The International Consortium of Investigative Journalists (ICIJ) has published its investigation into tax avoidance in Luxembourg. The findings could have far reaching ramifications for one major accounting firm, the EU, and a lot of big businesses.
What did they find?
IKEA, Pepsi, FedEx, Dyson, Burberry, AIG, Deutsche Bank and Ireland’s Glanbia and the Sisk construction business family are just a few of over 300 companies allegedly involved in a mass tax avoidance scheme in Luxembourg.
These findings come from a cache of nearly 28,000 leaked documents that have been obtained by the ICIJ. Over 80 journalists from 26 countries have been working on the story.

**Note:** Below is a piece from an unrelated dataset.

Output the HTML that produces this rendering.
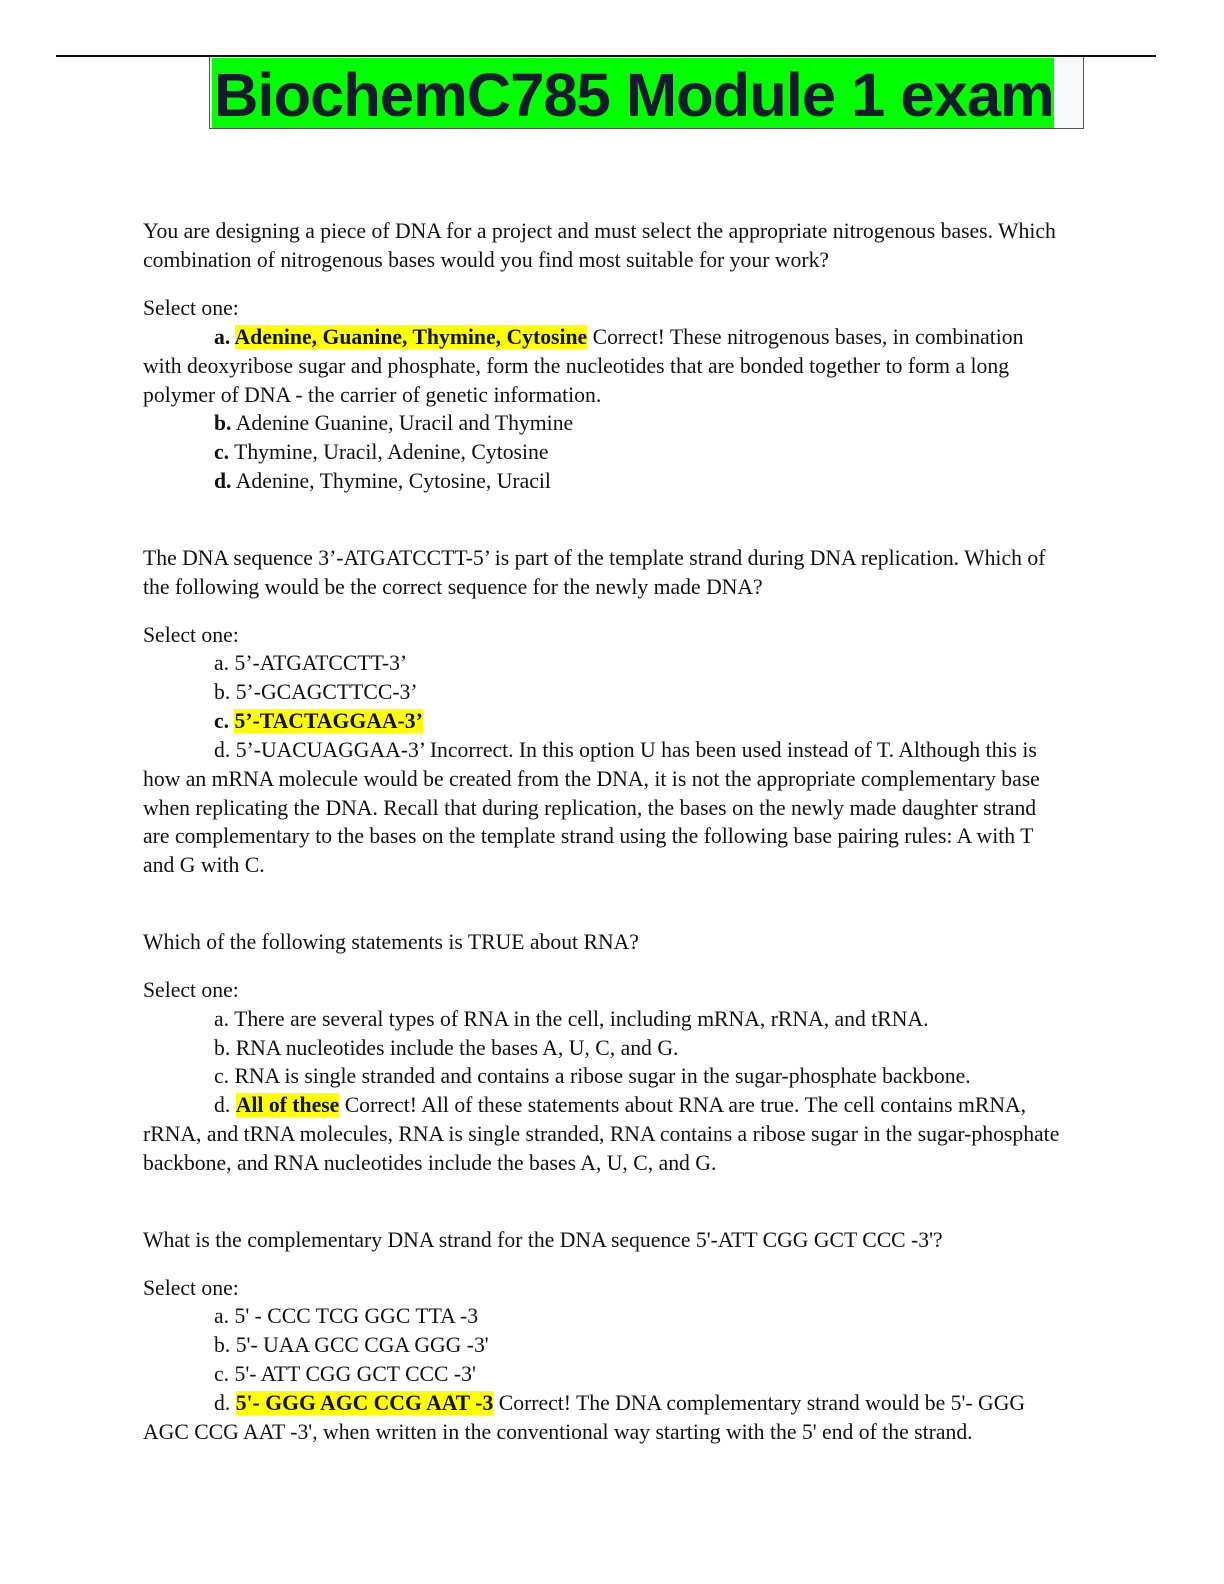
<!DOCTYPE html>
<html><head><meta charset="utf-8"><style>
body{margin:0;background:#fff;width:1224px;height:1584px;position:relative;overflow:hidden}
.l{position:absolute;left:143px;font-family:"Liberation Serif",serif;font-size:21.7px;color:#111;white-space:nowrap;line-height:24px}
.i{left:214px}
.h{background:#ffff00;font-weight:bold}
b{font-weight:bold}
</style></head><body>
<div style="position:absolute;left:56px;top:55px;width:1100px;height:2px;background:#111"></div>
<div style="position:absolute;left:209px;top:57px;width:873px;height:71px;border:1px solid #555;border-top:none;background:#f7f8fa"></div>
<div style="position:absolute;left:212px;top:58px;width:842px;height:70px;background:#00ff00"></div>
<div style="position:absolute;left:214px;top:60px;font-family:'Liberation Sans',sans-serif;font-weight:bold;font-size:61.5px;line-height:72px;color:#161a2e;letter-spacing:-1px;white-space:nowrap">BiochemC785 Module 1 exam</div>

<div class="l" style="top:219px">You are designing a piece of DNA for a project and must select the appropriate nitrogenous bases. Which</div>
<div class="l" style="top:248px">combination of nitrogenous bases would you find most suitable for your work?</div>
<div class="l" style="top:296px">Select one:</div>
<div class="l i" style="top:325px"><b>a. </b><span class="h">Adenine, Guanine, Thymine, Cytosine</span> Correct! These nitrogenous bases, in combination</div>
<div class="l" style="top:354px">with deoxyribose sugar and phosphate, form the nucleotides that are bonded together to form a long</div>
<div class="l" style="top:383px">polymer of DNA - the carrier of genetic information.</div>
<div class="l i" style="top:411px"><b>b.</b> Adenine Guanine, Uracil and Thymine</div>
<div class="l i" style="top:440px"><b>c.</b> Thymine, Uracil, Adenine, Cytosine</div>
<div class="l i" style="top:469px"><b>d.</b> Adenine, Thymine, Cytosine, Uracil</div>

<div class="l" style="top:546px">The DNA sequence 3’-ATGATCCTT-5’ is part of the template strand during DNA replication. Which of</div>
<div class="l" style="top:575px">the following would be the correct sequence for the newly made DNA?</div>
<div class="l" style="top:623px">Select one:</div>
<div class="l i" style="top:651px">a. 5’-ATGATCCTT-3’</div>
<div class="l i" style="top:680px">b. 5’-GCAGCTTCC-3’</div>
<div class="l i" style="top:709px"><b>c. </b><span class="h">5’-TACTAGGAA-3’</span></div>
<div class="l i" style="top:738px">d. 5’-UACUAGGAA-3’ Incorrect. In this option U has been used instead of T. Although this is</div>
<div class="l" style="top:767px">how an mRNA molecule would be created from the DNA, it is not the appropriate complementary base</div>
<div class="l" style="top:796px">when replicating the DNA. Recall that during replication, the bases on the newly made daughter strand</div>
<div class="l" style="top:824px">are complementary to the bases on the template strand using the following base pairing rules: A with T</div>
<div class="l" style="top:853px">and G with C.</div>

<div class="l" style="top:930px">Which of the following statements is TRUE about RNA?</div>
<div class="l" style="top:978px">Select one:</div>
<div class="l i" style="top:1007px">a. There are several types of RNA in the cell, including mRNA, rRNA, and tRNA.</div>
<div class="l i" style="top:1036px">b. RNA nucleotides include the bases A, U, C, and G.</div>
<div class="l i" style="top:1064px">c. RNA is single stranded and contains a ribose sugar in the sugar-phosphate backbone.</div>
<div class="l i" style="top:1093px">d. <span class="h">All of these</span> Correct! All of these statements about RNA are true. The cell contains mRNA,</div>
<div class="l" style="top:1122px">rRNA, and tRNA molecules, RNA is single stranded, RNA contains a ribose sugar in the sugar-phosphate</div>
<div class="l" style="top:1151px">backbone, and RNA nucleotides include the bases A, U, C, and G.</div>

<div class="l" style="top:1228px">What is the complementary DNA strand for the DNA sequence 5'-ATT CGG GCT CCC -3'?</div>
<div class="l" style="top:1276px">Select one:</div>
<div class="l i" style="top:1304px">a. 5' - CCC TCG GGC TTA -3</div>
<div class="l i" style="top:1333px">b. 5'- UAA GCC CGA GGG -3'</div>
<div class="l i" style="top:1362px">c. 5'- ATT CGG GCT CCC -3'</div>
<div class="l i" style="top:1391px">d. <span class="h">5'- GGG AGC CCG AAT -3</span> Correct! The DNA complementary strand would be 5'- GGG</div>
<div class="l" style="top:1420px">AGC CCG AAT -3', when written in the conventional way starting with the 5' end of the strand.</div>
</body></html>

The papers include 548 Advanced Tax Agreements, these are agreements reached between Luxembourg’s authorities and individual companies. The legality of Luxembourg’s arrangements with Amazon and Fiat Finance are currently being investigated by the EU.
How does it work?
Video produced by the ICIJ in partnership with the Pulitzer Center
Large companies have been creating complex accounting structures to funnel profits from high-tax regions to low-tax Luxemburg. The leak indicated that some companies paid less than 1 percent on these profits.

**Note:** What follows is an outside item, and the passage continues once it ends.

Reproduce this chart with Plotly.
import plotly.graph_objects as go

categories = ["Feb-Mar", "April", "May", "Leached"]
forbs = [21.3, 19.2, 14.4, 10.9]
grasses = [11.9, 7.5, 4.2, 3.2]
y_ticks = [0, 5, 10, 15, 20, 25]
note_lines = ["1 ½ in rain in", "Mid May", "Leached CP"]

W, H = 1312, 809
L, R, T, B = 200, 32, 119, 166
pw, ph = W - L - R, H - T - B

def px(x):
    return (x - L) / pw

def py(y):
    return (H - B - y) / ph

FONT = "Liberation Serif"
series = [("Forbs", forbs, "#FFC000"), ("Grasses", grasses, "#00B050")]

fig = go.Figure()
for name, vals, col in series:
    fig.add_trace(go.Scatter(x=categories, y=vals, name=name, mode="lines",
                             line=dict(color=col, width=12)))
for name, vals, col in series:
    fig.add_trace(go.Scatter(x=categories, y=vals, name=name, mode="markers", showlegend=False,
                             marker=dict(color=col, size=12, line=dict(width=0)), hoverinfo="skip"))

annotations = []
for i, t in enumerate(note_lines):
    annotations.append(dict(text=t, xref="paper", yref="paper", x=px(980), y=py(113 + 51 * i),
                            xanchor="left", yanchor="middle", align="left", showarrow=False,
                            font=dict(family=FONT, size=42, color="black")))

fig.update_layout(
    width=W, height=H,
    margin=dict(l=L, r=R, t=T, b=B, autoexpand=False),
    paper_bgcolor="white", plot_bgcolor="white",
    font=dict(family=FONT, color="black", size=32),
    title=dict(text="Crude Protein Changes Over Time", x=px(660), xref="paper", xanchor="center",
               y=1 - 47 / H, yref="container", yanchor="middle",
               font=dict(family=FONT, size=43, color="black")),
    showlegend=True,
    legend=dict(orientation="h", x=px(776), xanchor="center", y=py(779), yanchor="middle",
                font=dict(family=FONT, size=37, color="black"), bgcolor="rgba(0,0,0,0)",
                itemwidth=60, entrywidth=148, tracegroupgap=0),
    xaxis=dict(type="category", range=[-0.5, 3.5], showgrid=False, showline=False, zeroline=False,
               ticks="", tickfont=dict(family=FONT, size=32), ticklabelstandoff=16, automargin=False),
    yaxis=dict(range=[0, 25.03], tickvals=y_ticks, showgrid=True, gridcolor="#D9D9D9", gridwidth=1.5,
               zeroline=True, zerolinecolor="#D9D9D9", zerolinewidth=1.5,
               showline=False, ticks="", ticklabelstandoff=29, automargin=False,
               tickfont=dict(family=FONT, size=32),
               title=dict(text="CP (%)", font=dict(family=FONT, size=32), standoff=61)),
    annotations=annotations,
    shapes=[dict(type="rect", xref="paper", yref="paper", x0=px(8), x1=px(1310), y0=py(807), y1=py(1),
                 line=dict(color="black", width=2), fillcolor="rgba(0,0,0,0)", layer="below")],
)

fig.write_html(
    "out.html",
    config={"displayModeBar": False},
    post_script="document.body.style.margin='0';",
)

Can we trust the Europe on tax?
Today’s news will come as a blow to the new president of the European Commission, Jean-Claude Juncker. He began his five-year term this week. Mr Juncker was the prime minister of Luxembourg between 1995 and 2013. This means that he was leading the country when most of these alleged agreements were reached.
Mr Juncker has always refuted charges that Luxembourg is a tax haven. During a recent speech in Brussels he promised he would “try to put some morality, some ethics, into the European tax landscape”.
As the alleged tax avoidance schemes are being scrutinised across the Union, Mr Juncker's presidency could damage Europe's credibility. Pressure has been mounting on policies like Ireland’s ‘double Irish’ tax backdoor, and ‘patent boxes’ in the UK and the Netherlands.
What have PWC been up to?
The ICIJ’s documents also suggest that PricewaterhouseCooper, (PwC) one of the world’s biggest accounting firms, helped companies implement schemes to drastically reduce their taxable income.
When questioned by ICIJ journalists PwC said that these findings are based on “outdated” figures and “stolen” data. Analyses of public filings indicate that many of the tax deals revealed in the leak are still in place.